By the end of the first decade of the tenth century Ælfred’s son Eadweard, king of the West Saxons, and his enterprising sister Æðelflæd in Mercia were ready to restore the economic and cultural balance. Their great plan, to conquer Danish Mercia and East Anglia, was heroic in its scale and successes, even if the inevitable human cost, so sparsely attested in contemporary sources, did little to nurture a sense of Anglo-Saxon unity among the southern kingdoms. Local and regional interests fought back against national ideology.

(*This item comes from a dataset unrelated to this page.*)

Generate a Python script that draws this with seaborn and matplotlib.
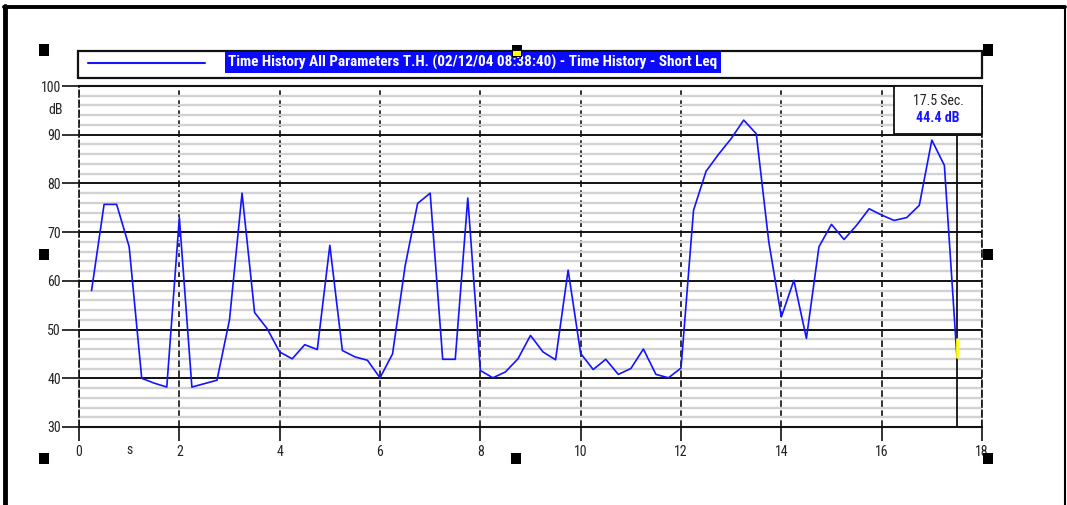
import numpy as np
import pandas as pd
import matplotlib
matplotlib.use("Agg")
import matplotlib.pyplot as plt
import seaborn as sns
from matplotlib import font_manager
from matplotlib.patches import Rectangle
from matplotlib.lines import Line2D
from matplotlib.transforms import blended_transform_factory

# ---------------- data ----------------
time_s = [0.25, 0.5, 0.75, 1.0, 1.25, 1.5, 1.75, 2.0, 2.25, 2.5, 2.75, 3.0,
          3.25, 3.5, 3.75, 4.0, 4.25, 4.5, 4.75, 5.0, 5.25, 5.5, 5.75, 6.0,
          6.25, 6.5, 6.75, 7.0, 7.25, 7.5, 7.75, 8.0, 8.25, 8.5, 8.75, 9.0,
          9.25, 9.5, 9.75, 10.0, 10.25, 10.5, 10.75, 11.0, 11.25, 11.5, 11.75, 12.0,
          12.25, 12.5, 12.75, 13.0, 13.25, 13.5, 13.75, 14.0, 14.25, 14.5, 14.75, 15.0,
          15.25, 15.5, 15.75, 16.0, 16.25, 16.5, 16.75, 17.0, 17.25, 17.5]
leq_db = [58.0, 75.7, 75.7, 67.0, 40.0, 39.0, 38.2, 73.0, 38.2, 38.9, 39.6, 52.0,
          78.0, 53.5, 50.2, 45.4, 44.0, 46.9, 45.9, 67.3, 45.7, 44.4, 43.7, 40.1,
          45.0, 63.0, 75.9, 78.0, 43.9, 43.9, 77.0, 41.6, 40.1, 41.3, 44.0, 48.8,
          45.4, 43.8, 62.2, 45.1, 41.8, 43.9, 40.8, 42.0, 46.0, 40.8, 40.1, 42.1,
          74.5, 82.5, 86.0, 89.2, 93.0, 90.2, 68.0, 52.6, 60.1, 48.2, 67.0, 71.6,
          68.5, 71.4, 74.8, 73.5, 72.4, 73.0, 75.5, 88.9, 83.7, 44.4]
x_ticks = [0, 2, 4, 6, 8, 10, 12, 14, 16, 18]
y_ticks = [30, 40, 50, 60, 70, 80, 90, 100]
y_minor = [32, 34, 36, 38, 42, 44, 46, 48, 52, 54, 56, 58, 62, 64, 66, 68,
           72, 74, 76, 78, 82, 84, 86, 88, 92, 94, 96, 98]
series_label = "Time History All Parameters T.H. (02/12/04 08:38:40) - Time History - Short Leq"
x_unit = "s"
y_unit = "dB"

df = pd.DataFrame({"t": time_s, "leq": leq_db})

# ---------------- style ----------------
sns.set_style("white")
avail = {f.name for f in font_manager.fontManager.ttflist}
narrow = next((f for f in ["Liberation Sans Narrow", "Arial Narrow", "Roboto Condensed",
                           "Liberation Sans"] if f in avail), "DejaVu Sans")
plt.rcParams["font.family"] = [narrow, "DejaVu Sans"]

W, H = 1067, 505
fig = plt.figure(figsize=(W / 100, H / 100), dpi=100)
fig.patch.set_facecolor("white")

def fx(px):
    return px / W

def fy(py):
    return 1 - py / H

ax_l, ax_r, ax_t, ax_b = 79, 982, 86, 427
ax = fig.add_axes([fx(ax_l), fy(ax_b), fx(ax_r) - fx(ax_l), fy(ax_t) - fy(ax_b)])

blue = "#1414ff"
sns.lineplot(data=df, x="t", y="leq", ax=ax, color=blue, lw=1.2, zorder=5)

ax.set_xlim(0, 18)
ax.set_ylim(30, 100)
ax.set_xticks(x_ticks)
ax.set_yticks(y_ticks)
ax.set_yticks(y_minor, minor=True)
ax.set_xlabel("")
ax.set_ylabel("")

ax.set_axisbelow(True)
ax.grid(which="minor", axis="y", color="#d2d2d2", lw=1.7, zorder=0)
ax.grid(which="major", axis="y", color="#111111", lw=1.4, zorder=1)
ax.grid(which="major", axis="x", color="#111111", lw=1.2, ls=(0, (4, 2)), zorder=1)

for s in ["top", "bottom"]:
    ax.spines[s].set_color("#111111")
    ax.spines[s].set_linewidth(1.5)
for s in ["left", "right"]:
    ax.spines[s].set_color("#111111")
    ax.spines[s].set_linewidth(1.2)
    ax.spines[s].set_linestyle((0, (4, 2)))

ax.tick_params(axis="y", which="major", direction="out", length=12, width=1.3,
               left=True, labelsize=10, pad=1, colors="#222222")
ax.tick_params(axis="y", which="minor", length=0)
ax.tick_params(axis="x", which="major", direction="out", length=10, width=1.3,
               bottom=True, labelsize=10, pad=3, colors="#222222")

# unit labels
ax.text(-0.0177, 95.0, y_unit, transform=blended_transform_factory(ax.transAxes, ax.transData),
        ha="right", va="center", fontsize=10, color="#222222")
ax.text(1.0, -0.066, x_unit, transform=blended_transform_factory(ax.transData, ax.transAxes),
        ha="center", va="center", fontsize=10, color="#222222")

# cursor
cur_t, cur_v = time_s[-1], leq_db[-1]
ax.axvline(cur_t, color="#111111", lw=1.3, zorder=3)
ax.plot([cur_t, cur_t], [cur_v, cur_v + 3.6], color="#ffff00", lw=2, zorder=6)

# cursor info box
box_l, box_t, box_r, box_b = 894, 86, 982, 134
fig.add_artist(Rectangle((fx(box_l), fy(box_b)), fx(box_r) - fx(box_l), fy(box_t) - fy(box_b),
                         transform=fig.transFigure, facecolor="white", edgecolor="#111111",
                         lw=1.3, zorder=10))
fig.text(fx(938), fy(101), f"{cur_t:.1f} Sec.", ha="center", va="center", fontsize=10,
         color="#222222", zorder=11)
fig.text(fx(938), fy(118), f"{cur_v:.1f} dB", ha="center", va="center", fontsize=10,
         color=blue, fontweight="bold", zorder=11)

# legend box
fig.add_artist(Rectangle((fx(78), fy(78)), fx(982) - fx(78), fy(51) - fy(78),
                         transform=fig.transFigure, facecolor="white", edgecolor="#111111",
                         lw=1.6, zorder=10))
fig.add_artist(Line2D([fx(88), fx(205)], [fy(63.3), fy(63.3)], transform=fig.transFigure,
                      color=blue, lw=1.5, zorder=11))
fig.text(fx(228), fy(62.5), series_label, ha="left", va="center", fontsize=10.9,
         color="white", fontweight="bold", zorder=11,
         bbox=dict(facecolor="#0a0aff", edgecolor="none", pad=2.5))

# selection handles
for (hx, hy) in [(44, 50), (988, 50), (44, 254), (988, 254), (44, 458), (516, 458), (988, 458)]:
    fig.add_artist(Rectangle((fx(hx - 5), fy(hy + 5.5)), fx(10), 11 / H, transform=fig.transFigure,
                             facecolor="black", edgecolor="none", zorder=12))
fig.add_artist(Rectangle((fx(512), fy(57)), fx(10), 12 / H, transform=fig.transFigure,
                         facecolor="black", edgecolor="none", zorder=12))
fig.add_artist(Rectangle((fx(513), fy(56)), fx(8), 5 / H, transform=fig.transFigure,
                         facecolor="#ffff00", edgecolor="none", zorder=13))

# outer frame
fig.add_artist(Line2D([fx(5), fx(5)], [fy(6), 0], transform=fig.transFigure, color="black", lw=3.5))
fig.add_artist(Line2D([fx(4), fx(1065)], [fy(7), fy(7)], transform=fig.transFigure, color="black", lw=2.8))
fig.add_artist(Line2D([fx(1065), fx(1065)], [fy(7), 0], transform=fig.transFigure, color="black", lw=1.5))

fig.savefig("out.png", dpi=100, facecolor="white")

Ancient historical and geographical realities underpinned developments on the Insular scale: ceremonies were held, treaties were signed, battles fought at locations etched into the warp and weft of hill and plain, ford and vill: tidal reaches of rivers, time-worn crossroads, royal townships, shire boundaries and the mounds where laws had been promulgated as long as people could remember. Tribal and dynastic affiliations ran deep; loyalties seemed to tilt as much against old enemies as in favour of new friends. Ælfred’s Britain was a cultural and political patchwork quilt rich in the regional languages, customs and lordships of its kaleidoscope components. The Britain of his children was no different.

* Paruchia: a network of monastic foundations with their estates, functioning under the authority of a mother church.